Key characteristics:

  • Deterministic (Faker seed=42) for reproducible tests
  • ~80% email overlap between Stripe and HubSpot
  • ~10% Stripe-only, ~10% HubSpot-only records
  • Realistic distributions: 5% delinquent customers, various deal stages
Terminal window
dinobase init
dinobase add parquet --path sample_data/ --name demo
dinobase query "SELECT COUNT(*) FROM demo.customers" --pretty

Or for split schemas matching production layout:

Terminal window
dinobase add parquet --path sample_data/stripe/ --name stripe
dinobase add parquet --path sample_data/hubspot/ --name hubspot
dinobase query "
SELECT s.email, h.company
FROM stripe.customers s
JOIN hubspot.contacts h ON s.email = h.email
LIMIT 5
" --pretty
dinobase/
dinobase/ # Main package
tests/ # Test suite
scripts/ # Data generation scripts
sample_data/ # Generated test data (parquet)
docs/ # Documentation site (Starlight)
pyproject.toml # Package config

The preferred way to add sources is via YAML files in dinobase/sync/sources/configs/. No Python code needed.

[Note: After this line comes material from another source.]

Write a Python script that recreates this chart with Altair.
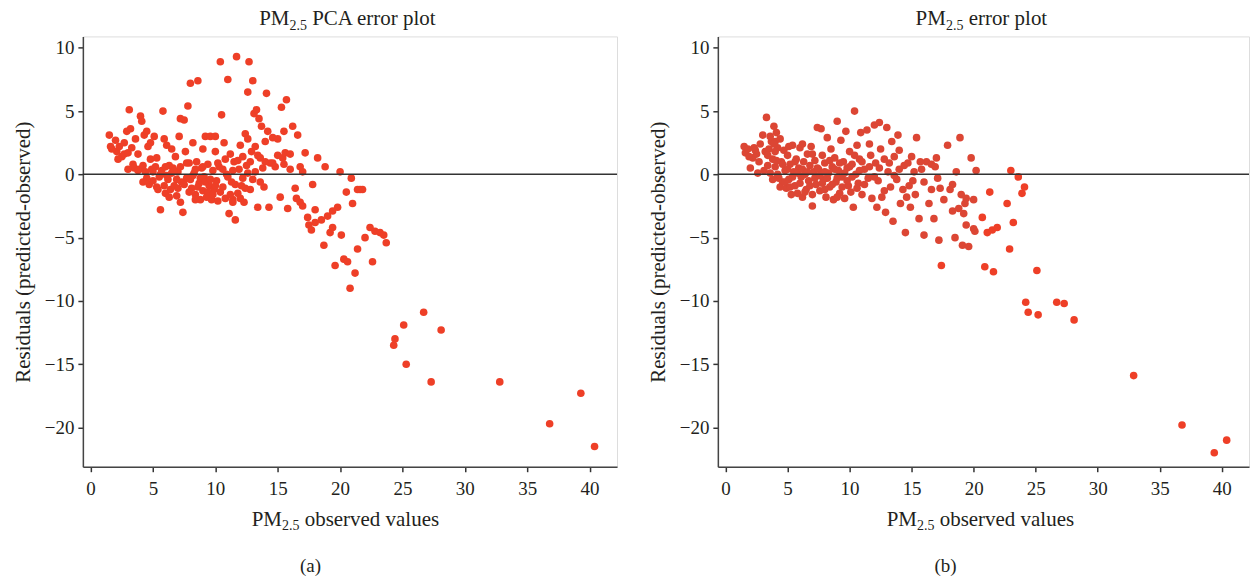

Create a new file like dinobase/sync/sources/configs/myservice.yaml:

name: myservice
description: "MyService (things, stuff)"
type: rest
credentials:
- name: api_key
flag: --api-key
env: MYSERVICE_API_KEY
prompt: "MyService API key"
client:
base_url: https://api.myservice.com/v1
auth:
type: bearer_token
token: "{api_key}"
paginator:
type: json_link
next_url_path: "response.next"
resources:
- name: things
endpoint:
path: things
data_selector: data
- name: stuff
endpoint:
path: stuff
data_selector: data
name: myservice
description: "MyService (things, stuff)"
type: graphql
credentials:
- name: api_key
flag: --api-key
env: MYSERVICE_API_KEY
prompt: "MyService API key"
endpoint: https://api.myservice.com/graphql
auth_prefix: "Bearer "
resources:
- name: things
query: "query($cursor: String) { things(first: 50, after: $cursor) { nodes { id name } pageInfo { hasNextPage endCursor } } }"
data_path: things.nodes
pagination:
type: relay_cursor
page_info_path: things.pageInfo

For dlt verified sources, add an entry in dinobase/sync/registry.py:

_register(SourceEntry(
name="myservice",
import_path="sources.myservice.myservice_source",
description="MyService (things, stuff)",
credentials=[
CredentialParam("api_key", "--api-key", "MYSERVICE_API_KEY", "MyService API key"),
],
))

dlt handles auth, pagination, and rate limiting automatically.

The docs use Starlight (Astro).

Terminal window
cd docs
npm install
npm run dev # dev server at localhost:4321
npm run build # production build

The dinobase package is published to PyPI via GitHub Actions using OIDC trusted publishing — no API tokens required.

  • CI (.github/workflows/ci.yml) runs pytest on Python 3.10–3.12 for every push and pull request.
  • Release (.github/workflows/release.yml) triggers on any v* tag, builds an sdist + wheel, and publishes to PyPI.

The version is defined once in pyproject.toml. dinobase/__init__.py reads it at runtime via importlib.metadata.

Terminal window
make bump V=0.2.0
git push origin main v0.2.0

make bump V=x.y.z updates pyproject.toml, commits, and creates the tag locally. The git push triggers the release workflow.